• [TO DO] Pictures in the entries below are excluded; copy only the lines from the one containing "Clone this chart in matplotlib." to the one containing "plt.rcParams['lines.scale_dashes'] = False", both included.

• [EXTRACTED RECORDS]
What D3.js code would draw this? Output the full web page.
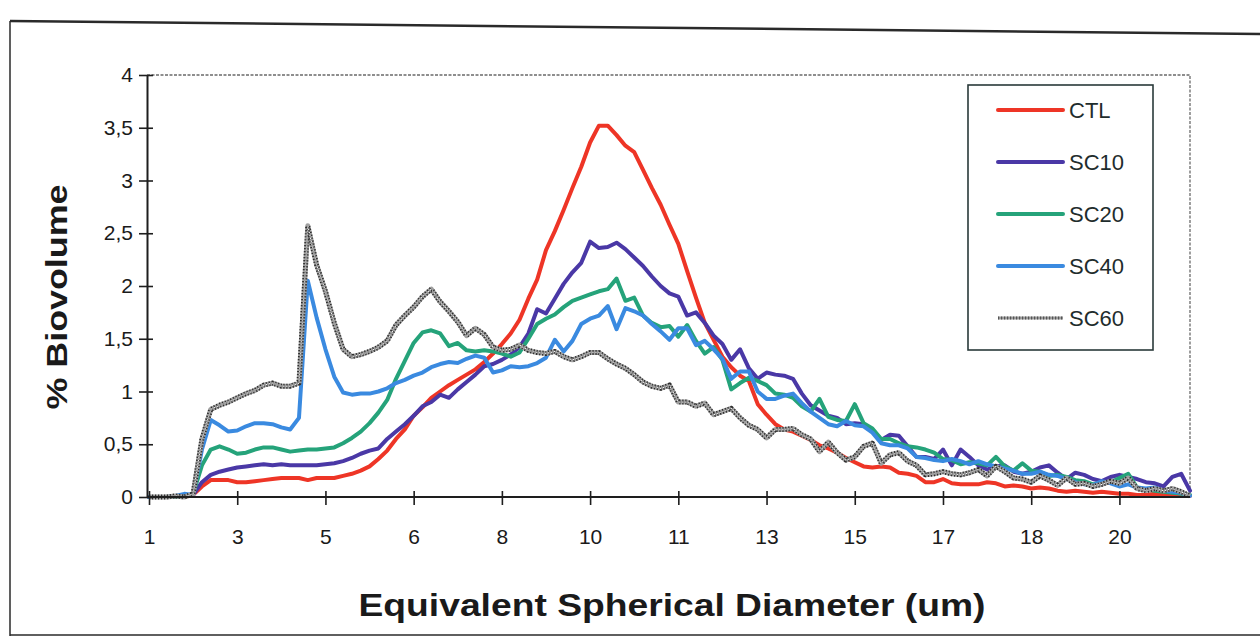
<!DOCTYPE html>
<html>
<head>
<meta charset="utf-8">
<script src="https://cdn.jsdelivr.net/npm/d3@7/dist/d3.min.js"></script>
<style>
  html, body { margin: 0; padding: 0; background: #fff; }
  svg { display: block; font-family: "Liberation Sans", Arial, sans-serif; }
</style>
</head>
<body>
<svg id="chart" width="1260" height="639"></svg>
<script>
// ---------------- data ----------------
const seriesNames = ["CTL", "SC10", "SC20", "SC40", "SC60"];
const seriesColors = ["#ee3526", "#4a38a6", "#25a37a", "#3a8ae0", "#555555"];

const tickLabels = ["1", "3", "5", "6", "8", "10", "11", "13", "15", "17", "18", "20"];
const labelEvery = 10;           // one diameter label every 10 size bins
const yTicks = [0, 0.5, 1, 1.5, 2, 2.5, 3, 3.5, 4];

const CTL = [0,0,0,0,0,0.02,0.10,0.16,0.16,0.16,0.14,0.14,0.15,0.16,0.17,0.18,0.18,0.18,0.16,0.18,
  0.18,0.18,0.20,0.22,0.25,0.29,0.36,0.44,0.55,0.64,0.77,0.85,0.94,1.00,1.06,1.11,1.16,1.21,1.28,1.36,
  1.45,1.55,1.68,1.88,2.06,2.34,2.52,2.72,2.93,3.13,3.36,3.52,3.52,3.43,3.33,3.27,3.10,2.93,2.77,2.58,
  2.40,2.14,1.89,1.65,1.49,1.33,1.23,1.15,1.10,0.88,0.78,0.69,0.64,0.62,0.58,0.54,0.49,0.46,0.42,0.37,
  0.33,0.29,0.28,0.29,0.28,0.23,0.22,0.20,0.14,0.14,0.17,0.13,0.12,0.12,0.12,0.14,0.13,0.10,0.11,0.10,
  0.08,0.09,0.08,0.06,0.05,0.06,0.05,0.04,0.05,0.04,0.03,0.03,0.02,0.02,0.03,0.02,0.02,0.02,0.01];

const SC10 = [0,0,0,0,0.01,0.02,0.14,0.21,0.24,0.26,0.28,0.29,0.30,0.31,0.30,0.31,0.30,0.30,0.30,0.30,
  0.31,0.32,0.34,0.37,0.41,0.44,0.46,0.55,0.62,0.69,0.77,0.86,0.90,0.97,0.94,1.02,1.09,1.16,1.24,1.26,
  1.30,1.35,1.42,1.55,1.78,1.74,1.88,2.02,2.13,2.22,2.42,2.36,2.37,2.41,2.35,2.27,2.19,2.09,2.00,1.93,
  1.90,1.72,1.75,1.65,1.53,1.45,1.30,1.40,1.22,1.12,1.18,1.16,1.15,1.12,0.98,0.87,0.82,0.77,0.75,0.69,
  0.70,0.69,0.64,0.54,0.59,0.58,0.48,0.38,0.38,0.36,0.45,0.30,0.45,0.38,0.30,0.26,0.29,0.30,0.24,0.22,
  0.24,0.28,0.30,0.23,0.17,0.23,0.21,0.17,0.15,0.19,0.21,0.19,0.17,0.14,0.13,0.10,0.19,0.22,0.06];

const SC20 = [0,0,0,0,0,0.03,0.30,0.45,0.48,0.45,0.41,0.42,0.45,0.47,0.47,0.45,0.43,0.44,0.45,0.45,
  0.46,0.47,0.51,0.56,0.62,0.70,0.80,0.92,1.12,1.29,1.46,1.56,1.58,1.55,1.43,1.46,1.39,1.38,1.39,1.38,
  1.36,1.33,1.37,1.50,1.64,1.69,1.73,1.80,1.86,1.89,1.92,1.95,1.97,2.07,1.86,1.89,1.72,1.65,1.61,1.62,
  1.52,1.63,1.48,1.36,1.42,1.30,1.02,1.08,1.13,1.10,1.06,0.98,0.97,0.94,0.86,0.81,0.93,0.76,0.73,0.72,
  0.88,0.70,0.65,0.55,0.55,0.51,0.48,0.47,0.45,0.42,0.36,0.35,0.31,0.33,0.32,0.30,0.38,0.29,0.25,0.32,
  0.25,0.24,0.20,0.21,0.19,0.16,0.15,0.12,0.14,0.14,0.18,0.22,0.09,0.07,0.06,0.05,0.04,0.03,0.02];

const SC40 = [0,0,0,0.01,0.03,0.02,0.45,0.73,0.68,0.62,0.63,0.67,0.70,0.70,0.69,0.66,0.64,0.75,2.05,1.70,
  1.40,1.14,0.99,0.97,0.98,0.98,1.00,1.03,1.08,1.11,1.15,1.18,1.23,1.26,1.28,1.27,1.31,1.34,1.32,1.18,
  1.20,1.24,1.23,1.24,1.27,1.32,1.49,1.38,1.48,1.64,1.69,1.72,1.81,1.59,1.79,1.76,1.72,1.64,1.57,1.49,
  1.60,1.60,1.44,1.48,1.40,1.31,1.12,1.19,1.19,1.00,0.93,0.93,0.96,0.98,0.89,0.81,0.75,0.69,0.67,0.72,
  0.68,0.67,0.61,0.51,0.49,0.49,0.46,0.38,0.37,0.35,0.34,0.36,0.34,0.31,0.34,0.31,0.29,0.27,0.25,0.22,
  0.22,0.24,0.21,0.20,0.17,0.14,0.12,0.11,0.15,0.13,0.10,0.12,0.09,0.08,0.09,0.06,0.05,0.04,0.01];

const SC60 = [0,0,0,0.01,0,0.03,0.55,0.83,0.87,0.90,0.94,0.98,1.01,1.06,1.08,1.05,1.05,1.08,2.57,2.20,
  1.95,1.65,1.40,1.33,1.35,1.38,1.42,1.48,1.63,1.72,1.80,1.90,1.97,1.85,1.76,1.66,1.53,1.60,1.54,1.42,
  1.39,1.40,1.44,1.39,1.37,1.36,1.38,1.33,1.30,1.33,1.37,1.37,1.31,1.26,1.22,1.16,1.09,1.05,1.03,1.06,
  0.90,0.90,0.86,0.89,0.78,0.81,0.84,0.75,0.68,0.64,0.56,0.64,0.64,0.65,0.59,0.55,0.43,0.52,0.42,0.35,
  0.38,0.48,0.51,0.32,0.40,0.42,0.34,0.30,0.21,0.22,0.24,0.22,0.21,0.23,0.26,0.20,0.29,0.24,0.18,0.17,
  0.14,0.20,0.16,0.11,0.18,0.12,0.13,0.10,0.12,0.15,0.13,0.18,0.08,0.06,0.08,0.06,0.08,0.05,0.01];

const seriesValues = [CTL, SC10, SC20, SC40, SC60];
const bins = d3.range(CTL.length);   // size-bin categories along the x axis

// ---------------- layout ----------------
const svg = d3.select("#chart");
const plot = { left: 147, top: 75, right: 1190, bottom: 497 };

const x = d3.scaleLinear().domain([0, bins.length - 1]).range([plot.left + 2, plot.right]);
const y = d3.scaleLinear().domain([0, 4]).range([plot.bottom, plot.top]);

// outer frame of the scanned figure
svg.append("line").attr("x1", 10).attr("y1", 21).attr("x2", 1260).attr("y2", 34)
  .attr("stroke", "#2a2a2a").attr("stroke-width", 2.5);
svg.append("line").attr("x1", 10).attr("y1", 21).attr("x2", 10).attr("y2", 636)
  .attr("stroke", "#2a2a2a").attr("stroke-width", 1.5);
svg.append("line").attr("x1", 10).attr("y1", 635).attr("x2", 1260).attr("y2", 635)
  .attr("stroke", "#2a2a2a").attr("stroke-width", 1.5);

// plot area border (dotted top/right)
svg.append("path")
  .attr("d", `M${plot.left},${plot.top}H${plot.right}V${plot.bottom}`)
  .attr("fill", "none").attr("stroke", "#6a6a6a").attr("stroke-width", 1.3)
  .attr("stroke-dasharray", "3,1.5");

// ---------------- series ----------------
const line = d3.line().x((d, i) => x(bins[i])).y(d => y(d)).curve(d3.curveLinear);

const gLines = svg.append("g");
seriesValues.forEach((vals, k) => {
  if (seriesNames[k] === "SC60") {
    gLines.append("path").attr("d", line(vals)).attr("fill", "none")
      .attr("stroke", "#a0a0a0").attr("stroke-width", 5).attr("stroke-linejoin", "round");
    gLines.append("path").attr("d", line(vals)).attr("fill", "none")
      .attr("stroke", "#2e2e2e").attr("stroke-width", 5).attr("stroke-dasharray", "1.2,1.8")
      .attr("stroke-linejoin", "round");
    gLines.append("path").attr("d", line(vals)).attr("fill", "none")
      .attr("stroke", "#ffffff").attr("stroke-width", 1.3).attr("stroke-dasharray", "1,2")
      .attr("stroke-linejoin", "round");
  } else {
    gLines.append("path").attr("d", line(vals)).attr("fill", "none")
      .attr("stroke", seriesColors[k]).attr("stroke-width", 4)
      .attr("stroke-linejoin", "round").attr("stroke-linecap", "round");
  }
});

// ---------------- axes ----------------
const fmt = d => String(d).replace(".", ",");
const yAxis = svg.append("g").attr("transform", `translate(${plot.left},0)`)
  .call(d3.axisLeft(y).tickValues(yTicks).tickFormat(fmt).tickSizeInner(8).tickSizeOuter(0).tickPadding(6));
yAxis.select(".domain").attr("stroke", "#1e1e1e").attr("stroke-width", 2);
yAxis.selectAll(".tick line").attr("stroke", "#1e1e1e").attr("stroke-width", 1.6);
yAxis.selectAll(".tick").append("line").attr("x1", 0).attr("x2", 6)
  .attr("stroke", "#1e1e1e").attr("stroke-width", 1.6);
yAxis.selectAll(".tick text").attr("font-size", 21).attr("fill", "#1a1a1a");

const xTickBins = tickLabels.map((t, k) => k * labelEvery);
const xAxis = svg.append("g").attr("transform", `translate(0,${plot.bottom})`)
  .call(d3.axisBottom(x).tickValues(xTickBins).tickFormat((d, k) => tickLabels[k])
    .tickSizeInner(8).tickSizeOuter(0).tickPadding(24));
xAxis.select(".domain").attr("stroke", "#1e1e1e").attr("stroke-width", 1.8)
  .attr("d", `M${plot.left},0H${plot.right}`);
xAxis.selectAll(".tick line").attr("stroke", "#1e1e1e").attr("stroke-width", 1.6).attr("y1", -6);
xAxis.selectAll(".tick text").attr("font-size", 21).attr("fill", "#1a1a1a");

// ---------------- titles ----------------
svg.append("text").attr("x", 672).attr("y", 616).attr("text-anchor", "middle")
  .attr("font-size", 31).attr("font-weight", "bold").attr("fill", "#1a1a1a")
  .attr("textLength", 627).attr("lengthAdjust", "spacingAndGlyphs")
  .text("Equivalent Spherical Diameter (um)");

svg.append("text").attr("transform", "translate(67,297) rotate(-90)").attr("text-anchor", "middle")
  .attr("font-size", 30).attr("font-weight", "bold").attr("fill", "#1a1a1a")
  .attr("textLength", 225).attr("lengthAdjust", "spacingAndGlyphs")
  .text("% Biovolume");

// ---------------- legend ----------------
const lg = svg.append("g");
lg.append("rect").attr("x", 968).attr("y", 85).attr("width", 185).attr("height", 265)
  .attr("fill", "#fff").attr("stroke", "#2a3a3a").attr("stroke-width", 1.6);
const legendY = d3.scalePoint().domain(seriesNames).range([110, 318]);
seriesNames.forEach((name, k) => {
  const yy = legendY(name);
  if (name === "SC60") {
    lg.append("line").attr("x1", 998).attr("x2", 1063).attr("y1", yy).attr("y2", yy)
      .attr("stroke", "#a0a0a0").attr("stroke-width", 3);
    lg.append("line").attr("x1", 998).attr("x2", 1063).attr("y1", yy).attr("y2", yy)
      .attr("stroke", "#555").attr("stroke-width", 3).attr("stroke-dasharray", "1.2,1.8");
  } else {
    lg.append("line").attr("x1", 998).attr("x2", 1063).attr("y1", yy).attr("y2", yy)
      .attr("stroke", seriesColors[k]).attr("stroke-width", 4).attr("stroke-linecap", "round");
  }
  lg.append("text").attr("x", 1069).attr("y", yy).attr("dy", "0.36em")
    .attr("font-size", 22).attr("fill", "#1f2d2d").text(name);
});
</script>
</body>
</html>
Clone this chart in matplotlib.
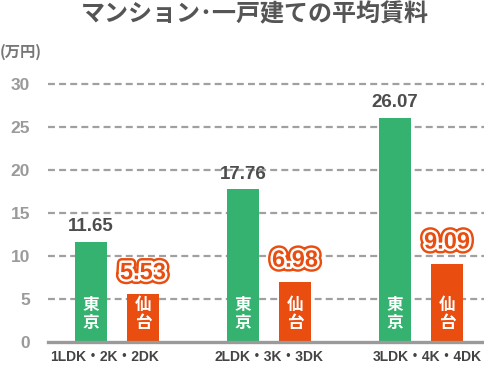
import matplotlib
matplotlib.use("Agg")
import matplotlib.pyplot as plt
import matplotlib.patheffects as pe
import matplotlib.transforms as mtrans
import numpy as np

# data
categories = ['1LDK・2K・2DK', '2LDK・3K・3DK', '3LDK・4K・4DK']
tokyo = [11.65, 17.76, 26.07]
sendai = [5.53, 6.98, 9.09]
series_names = ['東京', '仙台']
yticks = [0, 5, 10, 15, 20, 25, 30]

green = '#35b270'
orange = '#e94d0f'
jp = ['Noto Sans CJK JP', 'DejaVu Sans']
lat = ['Liberation Sans', 'Noto Sans CJK JP']

plt.rcParams['lines.scale_dashes'] = False

fig = plt.figure(figsize=(4.85, 3.65), dpi=100)
ax = fig.add_axes([48 / 485, 23 / 365, 436 / 485, 258 / 365])

x = np.arange(len(categories))
w = 0.21
off = 0.171

ax.bar(x - off, tokyo, w, color=green, zorder=3)
ax.bar(x + off, sendai, w, color=orange, zorder=3)

for xi, v in zip(x, tokyo):
    ax.annotate(f'{v:.2f}', (xi - off, v), xytext=(0, 7.5), textcoords='offset points',
                ha='center', va='baseline', fontsize=13.5, fontweight='bold',
                color='#4d4d4d', family=lat)
    ax.text(xi - off, 3.2, '東\n京', ha='center', va='center', color='white',
            fontsize=12, fontweight='bold', family=jp, linespacing=1.0, zorder=4)

for xi, v in zip(x, sendai):
    ax.annotate(f'{v:.2f}', (xi + off, v), xytext=(0, 11), textcoords='offset points',
                ha='center', va='baseline', fontsize=17, fontweight='bold',
                color=orange, family=lat,
                path_effects=[pe.Stroke(linewidth=7, foreground=orange),
                              pe.Stroke(linewidth=3.5, foreground='white'),
                              pe.Normal()])
    ax.text(xi + off, 3.2, '仙\n台', ha='center', va='center', color='white',
            fontsize=12, fontweight='bold', family=jp, linespacing=1.0, zorder=4)

ax.set_xlim(-0.454, 2.414)
ax.set_ylim(0, 30)

for yv in yticks[1:]:
    ax.axhline(yv, color='#a0a0a0', lw=1.6, dashes=(5, 3), zorder=1, clip_on=False)
ax.axhline(0, color='#9a9a9a', lw=2.4, zorder=5, clip_on=False)

for s in ax.spines.values():
    s.set_visible(False)

ax.set_yticks(yticks)
ax.set_yticklabels([str(t) for t in yticks], family=lat, fontweight='bold',
                   fontsize=12.5, color='#9a9a9a')
ax.tick_params(axis='y', length=0, pad=13)

ax.set_xticks(x)
ax.set_xticklabels(categories, family=lat, fontweight='bold', fontsize=10, color='#444444')
ax.tick_params(axis='x', length=0, pad=6)
shifts = [-12, 0, 6]
for lab, sh in zip(ax.get_xticklabels(), shifts):
    lab.set_transform(lab.get_transform() + mtrans.ScaledTranslation(sh / 100, 0, fig.dpi_scale_trans))

fig.text(255 / 485, 1 - 14 / 365, 'マンション･一戸建ての平均賃料', ha='center', va='center',
         fontsize=17.3, fontweight='bold', color='#555555', family=jp)
fig.text(0, 1 - 52 / 365, '(万円)', ha='left', va='center', fontsize=11,
         fontweight='bold', color='#777777', family=jp)

fig.savefig('out.png', dpi=100)
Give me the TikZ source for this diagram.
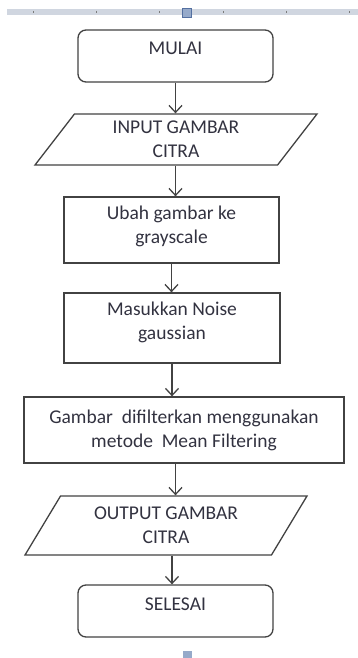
\documentclass[tikz,border=0pt]{standalone}
\usepackage{fontspec}
\setmainfont{Carlito}
\usetikzlibrary{shapes.geometric,arrows.meta}
\definecolor{linegray}{RGB}{66,66,66}
\definecolor{txtgray}{RGB}{50,50,64}
\definecolor{rulerband}{RGB}{208,214,224}
\definecolor{markblue}{RGB}{150,170,202}
\definecolor{markedge}{RGB}{84,112,160}

\begin{document}
\begin{tikzpicture}[x=1pt,y=-1pt,
  every node/.style={font=\fontsize{19.5}{24}\selectfont,text=txtgray},
  terminal/.style={draw=linegray,line width=1.3pt,rounded corners=8pt,
    minimum width=195pt,inner sep=0pt,text height=25pt,text depth=27pt},
  procbox/.style={draw=linegray,line width=1.3pt,align=center,inner sep=0pt},
  iobox/.style={trapezium,draw=linegray,line width=1.3pt,align=center,
    trapezium left angle=#1,trapezium right angle=180-#1,
    trapezium stretches body,inner sep=0pt},
  flow/.style={draw=linegray,line width=1.3pt,-{Straight Barb[length=7pt,width=13pt]}}]
\useasboundingbox (0,0) rectangle (358,658);
\fill[rulerband] (7,9) rectangle (358,15.5);
\foreach \tx in {33,96,159,223,286,349}
  \draw[linegray!70,line width=0.8pt] (\tx,11) -- (\tx,13.5);
\draw[fill=markblue,draw=markedge,line width=0.6pt] (182.5,8.5) rectangle (191.5,17);
\fill[markblue] (183,651) rectangle (192,658);

\node[terminal] (start) at (175.5,56) {MULAI};
\node[iobox=43,minimum width=282pt,minimum height=51pt] (input) at (176,139.5) {INPUT GAMBAR\\CITRA};
\node[procbox,minimum width=215pt,text height=46pt,text depth=20pt] (gray) at (171.5,230) {Ubah gambar ke\\grayscale};
\node[procbox,minimum width=216pt,text height=46pt,text depth=24pt] (noise) at (172,328) {Masukkan Noise\\gaussian};
\node[procbox,minimum width=320pt,minimum height=66pt] (filter) at (184,430) {Gambar\ \ difilterkan menggunakan\\metode\ \ Mean Filtering};
\node[iobox=46,minimum width=282pt,minimum height=59pt] (output) at (166,525.5) {OUTPUT GAMBAR\\CITRA};
\node[terminal] (stop) at (175.5,611) {SELESAI};

\draw[flow] (start.south) -- (start.south |- input.north);
\draw[flow] (input.south -| start) -- (gray.north -| start);
\draw[flow] (gray.south) -- (gray.south |- noise.north);
\draw[flow] (noise.south) -- (noise.south |- filter.north);
\draw[flow] (filter.south -| start) -- (output.north -| start);
\draw[flow] (output.south -| noise) -- (stop.north -| noise);
\end{tikzpicture}
\end{document}
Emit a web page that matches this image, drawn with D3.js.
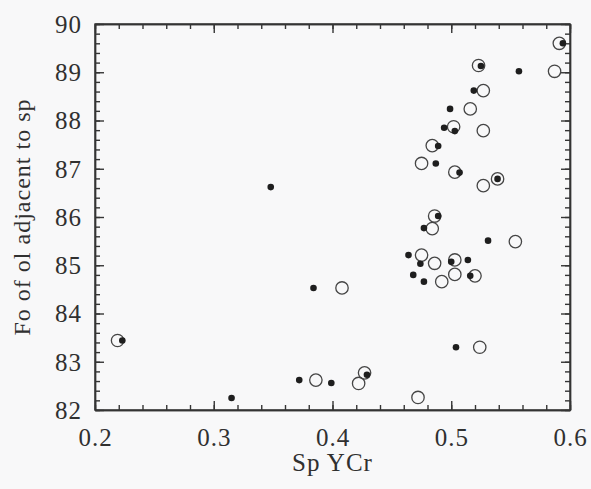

• [TASK SOLUTION]
Clone this chart in matplotlib.
import matplotlib
matplotlib.use("Agg")
import matplotlib.pyplot as plt
import matplotlib.patheffects as pe
import matplotlib.transforms as mtrans
import numpy as np

# data
categories = ['1LDK・2K・2DK', '2LDK・3K・3DK', '3LDK・4K・4DK']
tokyo = [11.65, 17.76, 26.07]
sendai = [5.53, 6.98, 9.09]
series_names = ['東京', '仙台']
yticks = [0, 5, 10, 15, 20, 25, 30]

green = '#35b270'
orange = '#e94d0f'
jp = ['Noto Sans CJK JP', 'DejaVu Sans']
lat = ['Liberation Sans', 'Noto Sans CJK JP']

plt.rcParams['lines.scale_dashes'] = False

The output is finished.